Jose Contreras (2-6) continued to respond well in coming back from a five-game Minor League stint with Triple-A Charlotte, on the heels of an 0-5 start to the 2009 campaign. The right-hander posted his third consecutive quality start, giving up three runs on nine hits over six innings, but also watched the longest scoreless-innings streak of his career end at 19 when Ramon Hernandez doubled home Laynce Nix in the fourth.
But it was a pitch to Brandon Phillips in the sixth that ultimately gave control to the Reds (34-32). Jerry Hairston Jr. singled to open the frame, and on a 1-1 offering to Phillips, the second baseman crushed his 11th home run down the left-field line.
There were no complaints about Contreras' work, aside from that one pitch he would like to have back.
"That was it. It cost us the game," said Contreras, who struck out two and didn't issue a walk while throwing 63 of his 100 pitches for strikes in Friday's sweltering heat, through interpreter and bullpen coach Juan Nieves. "I just missed with a slider that stayed middle of the plate in, instead of out and away."
"He threw the ball real good," said Guillen. "It's humid and hot. Late in the game, he started feeling it, and we knew he was struggling with the fatigue. But he made a couple of good pitches the last inning he threw and got out of it. He continues to do all we can ask."
In the three starts since Contreras rejoined the White Sox rotation, the big right-hander has yielded 12 hits and three runs over 22 innings, fanning 13 and walking three. Contreras feels more like he's pitching in April, as opposed to mid-June, as the extended recovery from his ruptured left Achilles, suffered last August, delayed his offseason mound work from November to January.
"Going down to the Minors really was beneficial for me to throw a lot and get stronger," Contreras said. "Now, I feel great. I feel strong. The slider, the split, the fastball, the changeup -- everything."
Getz gave Contreras and the White Sox their 2-0 lead with a 358-foot shot to right, after Ramon Castro coaxed a two-out walk to extend the fourth off Arroyo.
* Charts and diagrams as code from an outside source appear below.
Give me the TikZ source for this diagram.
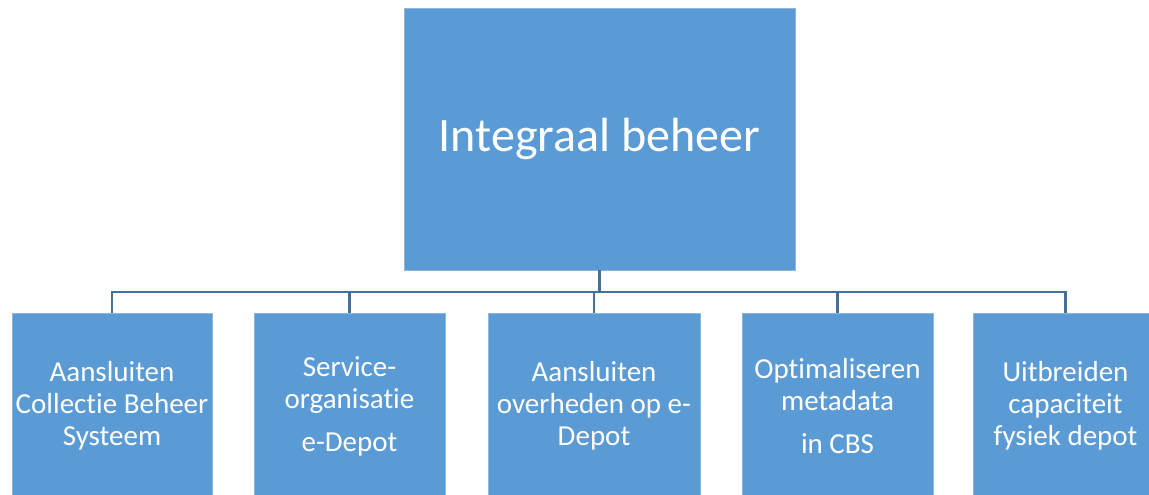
\documentclass[tikz,border=0pt]{standalone}
\usepackage{fontspec}
\setmainfont{Carlito}[Ligatures=NoCommon]
\usepackage{tikz}
\usetikzlibrary{positioning}

\definecolor{boxblue}{HTML}{5B9BD5}
\definecolor{boxedge}{HTML}{8DB6E0}
\definecolor{lineblue}{HTML}{41719C}

\begin{document}
\begin{tikzpicture}[x=1pt,y=-1pt,
    box/.style={rectangle,draw=boxedge,line width=0.8pt,fill=boxblue,text=white,
        align=center,inner sep=0pt,font=\fontsize{29}{32}\selectfont},
    conn/.style={draw=lineblue,line width=2.2pt}]
    \useasboundingbox (0,0) rectangle (1149,495);

    % Top
    \node[box,minimum width=391pt,minimum height=262pt,font=\fontsize{48}{58}\selectfont]
        (top) at (599.5,139) {Integraal beheer};

    % Projects
    \node[box,minimum width=200pt,minimum height=186pt] (cbs) at (112,406)
        {Aansluiten\\Collectie Beheer\\Systeem};
    \node[box,minimum width=191pt,minimum height=186pt] (service) at (349.5,406)
        {Service-\\organisatie\\[11pt]e-Depot};
    \node[box,minimum width=212pt,minimum height=186pt] (overheden) at (594,406)
        {Aansluiten\\overheden op e-\\Depot};
    \node[box,minimum width=191pt,minimum height=186pt] (metadata) at (837.5,406)
        {Optimaliseren\\metadata\\[11pt]in CBS};
    \node[box,minimum width=185pt,minimum height=186pt] (fysiek) at (1065.5,406)
        {Uitbreiden\\capaciteit\\fysiek depot};

    % Connections
    \coordinate (bus) at (599.5,292);
    \draw[conn] (top.south) -- (bus);
    \draw[conn] (cbs.north) |- (bus) -| (fysiek.north);
    \draw[conn] (service.north) -- (service.north |- bus);
    \draw[conn] (overheden.north) -- (overheden.north |- bus);
    \draw[conn] (metadata.north) -- (metadata.north |- bus);
\end{tikzpicture}
\end{document}
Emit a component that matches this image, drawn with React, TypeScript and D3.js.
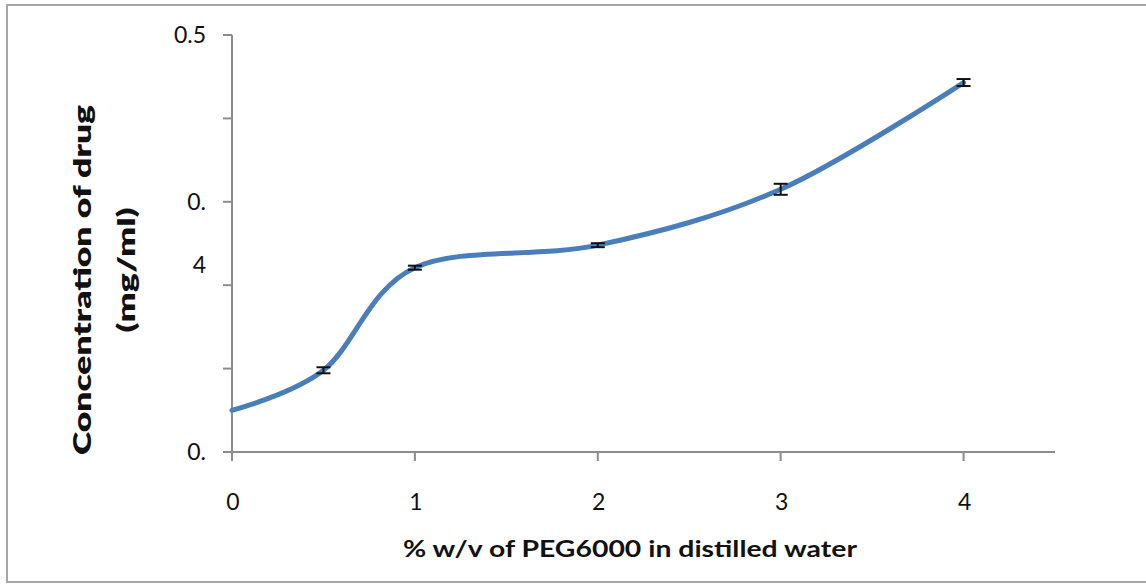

The White Sox didn't score again until Konerko blasted the first pitch from closer Francisco Cordero (17th save) for the 999th RBI of his career on a 425-foot prodigious clout.
Anderson represented the last hope for the White Sox with his single following strikeouts from pinch-hitter A.J. Pierzynski and Getz. But Gordon Beckham grounded into a fielder's choice at second to end the game.
Podsednik, Getz and Ramirez all swiped second base, and the White Sox had four runners in scoring position. None of them ever got as far as third, except for the two home runs.
"Well, we had a few chances, but Arroyo threw the ball good when he had to," Guillen said. "The ballclub couldn't do anything too much offensively."
Cincinnati's victory ended a nine-game losing streak against the White Sox. The loss also could drop the White Sox five games behind the American League Central-leading Tigers, who led Milwaukee in an Interleague game delayed by rain in Detroit.
Lack of any sustained offense proved costly for the White Sox on Friday. The loss certainly can't be attributed to a hangover from Thursday's tough setback, an idea Guillen stressed during his pregame scouting meeting with the team.
"Continue to play hard, and good things will happen," said White Sox right fielder Jermaine Dye, who finished 0-for-4 and watched his average drop to .265, of Guillen's Friday message. "It was a tough loss [on Thursday], but [Guillen] said, 'Don't worry about what happened in the past.'"
"They're on the road," said Guillen of his team. "They have to forget very quick because they don't have any choice."